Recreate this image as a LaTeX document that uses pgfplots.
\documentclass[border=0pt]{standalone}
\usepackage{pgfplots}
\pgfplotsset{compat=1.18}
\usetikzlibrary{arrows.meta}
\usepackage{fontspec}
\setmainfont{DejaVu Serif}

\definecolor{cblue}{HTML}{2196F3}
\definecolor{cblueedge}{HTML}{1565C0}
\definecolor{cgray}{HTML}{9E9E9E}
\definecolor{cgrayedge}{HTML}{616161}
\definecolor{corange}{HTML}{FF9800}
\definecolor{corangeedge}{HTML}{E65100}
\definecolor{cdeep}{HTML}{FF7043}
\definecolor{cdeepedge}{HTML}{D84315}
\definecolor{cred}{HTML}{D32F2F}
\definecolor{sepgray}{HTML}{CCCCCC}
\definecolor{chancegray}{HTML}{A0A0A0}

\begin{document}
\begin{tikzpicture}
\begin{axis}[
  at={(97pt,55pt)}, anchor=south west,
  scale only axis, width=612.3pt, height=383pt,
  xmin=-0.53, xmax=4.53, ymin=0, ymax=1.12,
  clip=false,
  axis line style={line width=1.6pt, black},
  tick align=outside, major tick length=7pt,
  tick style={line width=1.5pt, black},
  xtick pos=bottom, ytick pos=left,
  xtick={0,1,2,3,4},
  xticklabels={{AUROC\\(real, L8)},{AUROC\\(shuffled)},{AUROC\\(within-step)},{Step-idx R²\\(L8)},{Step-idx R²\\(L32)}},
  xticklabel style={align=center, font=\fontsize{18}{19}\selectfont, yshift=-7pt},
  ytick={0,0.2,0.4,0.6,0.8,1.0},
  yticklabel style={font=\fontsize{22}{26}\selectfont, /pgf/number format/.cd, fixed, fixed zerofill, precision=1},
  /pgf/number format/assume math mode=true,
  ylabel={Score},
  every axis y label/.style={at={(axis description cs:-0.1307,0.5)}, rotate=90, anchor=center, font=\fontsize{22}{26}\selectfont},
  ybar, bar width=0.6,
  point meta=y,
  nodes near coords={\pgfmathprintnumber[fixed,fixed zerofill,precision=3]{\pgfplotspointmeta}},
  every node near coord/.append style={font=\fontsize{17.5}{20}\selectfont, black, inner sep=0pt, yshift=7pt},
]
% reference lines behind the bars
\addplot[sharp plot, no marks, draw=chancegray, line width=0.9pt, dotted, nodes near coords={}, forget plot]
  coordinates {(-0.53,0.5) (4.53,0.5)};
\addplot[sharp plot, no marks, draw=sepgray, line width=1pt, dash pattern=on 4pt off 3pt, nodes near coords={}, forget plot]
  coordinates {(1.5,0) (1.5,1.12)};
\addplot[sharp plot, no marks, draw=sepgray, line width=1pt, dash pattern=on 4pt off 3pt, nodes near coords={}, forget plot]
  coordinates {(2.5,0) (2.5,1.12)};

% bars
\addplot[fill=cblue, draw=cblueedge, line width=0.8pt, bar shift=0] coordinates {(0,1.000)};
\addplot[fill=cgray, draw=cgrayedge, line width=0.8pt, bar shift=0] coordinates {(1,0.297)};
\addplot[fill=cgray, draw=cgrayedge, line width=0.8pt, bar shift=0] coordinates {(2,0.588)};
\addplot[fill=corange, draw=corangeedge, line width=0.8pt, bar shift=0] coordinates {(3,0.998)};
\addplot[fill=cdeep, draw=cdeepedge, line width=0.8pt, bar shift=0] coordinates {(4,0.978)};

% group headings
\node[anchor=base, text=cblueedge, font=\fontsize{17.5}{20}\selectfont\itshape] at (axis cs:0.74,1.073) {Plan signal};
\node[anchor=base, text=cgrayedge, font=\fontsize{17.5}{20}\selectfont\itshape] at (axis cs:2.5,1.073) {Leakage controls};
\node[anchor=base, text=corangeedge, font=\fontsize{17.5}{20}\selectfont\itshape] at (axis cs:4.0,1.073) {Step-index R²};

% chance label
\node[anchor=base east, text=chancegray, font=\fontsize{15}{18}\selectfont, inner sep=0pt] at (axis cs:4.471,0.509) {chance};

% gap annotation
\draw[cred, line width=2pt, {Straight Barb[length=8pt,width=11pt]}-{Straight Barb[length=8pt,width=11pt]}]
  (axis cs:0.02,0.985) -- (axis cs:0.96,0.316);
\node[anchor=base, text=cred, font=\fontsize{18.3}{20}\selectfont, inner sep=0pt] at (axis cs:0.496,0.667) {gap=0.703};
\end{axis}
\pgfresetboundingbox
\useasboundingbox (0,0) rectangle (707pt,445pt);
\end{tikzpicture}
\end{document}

_Task details_. All of the lines above need to be given again exactly.

_Written solution_.
Recreate this image as a LaTeX document that uses pgfplots.
\documentclass[border=0pt]{standalone}
\usepackage{pgfplots}
\pgfplotsset{compat=1.18}
\usetikzlibrary{arrows.meta}
\usepackage{fontspec}
\setmainfont{DejaVu Serif}

\definecolor{cblue}{HTML}{2196F3}
\definecolor{cblueedge}{HTML}{1565C0}
\definecolor{cgray}{HTML}{9E9E9E}
\definecolor{cgrayedge}{HTML}{616161}
\definecolor{corange}{HTML}{FF9800}
\definecolor{corangeedge}{HTML}{E65100}
\definecolor{cdeep}{HTML}{FF7043}
\definecolor{cdeepedge}{HTML}{D84315}
\definecolor{cred}{HTML}{D32F2F}
\definecolor{sepgray}{HTML}{CCCCCC}
\definecolor{chancegray}{HTML}{A0A0A0}

\begin{document}
\begin{tikzpicture}
\begin{axis}[
  at={(97pt,55pt)}, anchor=south west,
  scale only axis, width=612.3pt, height=383pt,
  xmin=-0.53, xmax=4.53, ymin=0, ymax=1.12,
  clip=false,
  axis line style={line width=1.6pt, black},
  tick align=outside, major tick length=7pt,
  tick style={line width=1.5pt, black},
  xtick pos=bottom, ytick pos=left,
  xtick={0,1,2,3,4},
  xticklabels={{AUROC\\(real, L8)},{AUROC\\(shuffled)},{AUROC\\(within-step)},{Step-idx R²\\(L8)},{Step-idx R²\\(L32)}},
  xticklabel style={align=center, font=\fontsize{18}{19}\selectfont, yshift=-7pt},
  ytick={0,0.2,0.4,0.6,0.8,1.0},
  yticklabel style={font=\fontsize{22}{26}\selectfont, /pgf/number format/.cd, fixed, fixed zerofill, precision=1},
  /pgf/number format/assume math mode=true,
  ylabel={Score},
  every axis y label/.style={at={(axis description cs:-0.1307,0.5)}, rotate=90, anchor=center, font=\fontsize{22}{26}\selectfont},
  ybar, bar width=0.6,
  point meta=y,
  nodes near coords={\pgfmathprintnumber[fixed,fixed zerofill,precision=3]{\pgfplotspointmeta}},
  every node near coord/.append style={font=\fontsize{17.5}{20}\selectfont, black, inner sep=0pt, yshift=7pt},
]
% reference lines behind the bars
\addplot[sharp plot, no marks, draw=chancegray, line width=0.9pt, dotted, nodes near coords={}, forget plot]
  coordinates {(-0.53,0.5) (4.53,0.5)};
\addplot[sharp plot, no marks, draw=sepgray, line width=1pt, dash pattern=on 4pt off 3pt, nodes near coords={}, forget plot]
  coordinates {(1.5,0) (1.5,1.12)};
\addplot[sharp plot, no marks, draw=sepgray, line width=1pt, dash pattern=on 4pt off 3pt, nodes near coords={}, forget plot]
  coordinates {(2.5,0) (2.5,1.12)};

% bars
\addplot[fill=cblue, draw=cblueedge, line width=0.8pt, bar shift=0] coordinates {(0,1.000)};
\addplot[fill=cgray, draw=cgrayedge, line width=0.8pt, bar shift=0] coordinates {(1,0.297)};
\addplot[fill=cgray, draw=cgrayedge, line width=0.8pt, bar shift=0] coordinates {(2,0.588)};
\addplot[fill=corange, draw=corangeedge, line width=0.8pt, bar shift=0] coordinates {(3,0.998)};
\addplot[fill=cdeep, draw=cdeepedge, line width=0.8pt, bar shift=0] coordinates {(4,0.978)};

% group headings
\node[anchor=base, text=cblueedge, font=\fontsize{17.5}{20}\selectfont\itshape] at (axis cs:0.74,1.073) {Plan signal};
\node[anchor=base, text=cgrayedge, font=\fontsize{17.5}{20}\selectfont\itshape] at (axis cs:2.5,1.073) {Leakage controls};
\node[anchor=base, text=corangeedge, font=\fontsize{17.5}{20}\selectfont\itshape] at (axis cs:4.0,1.073) {Step-index R²};

% chance label
\node[anchor=base east, text=chancegray, font=\fontsize{15}{18}\selectfont, inner sep=0pt] at (axis cs:4.471,0.509) {chance};

% gap annotation
\draw[cred, line width=2pt, {Straight Barb[length=8pt,width=11pt]}-{Straight Barb[length=8pt,width=11pt]}]
  (axis cs:0.02,0.985) -- (axis cs:0.96,0.316);
\node[anchor=base, text=cred, font=\fontsize{18.3}{20}\selectfont, inner sep=0pt] at (axis cs:0.496,0.667) {gap=0.703};
\end{axis}
\pgfresetboundingbox
\useasboundingbox (0,0) rectangle (707pt,445pt);
\end{tikzpicture}
\end{document}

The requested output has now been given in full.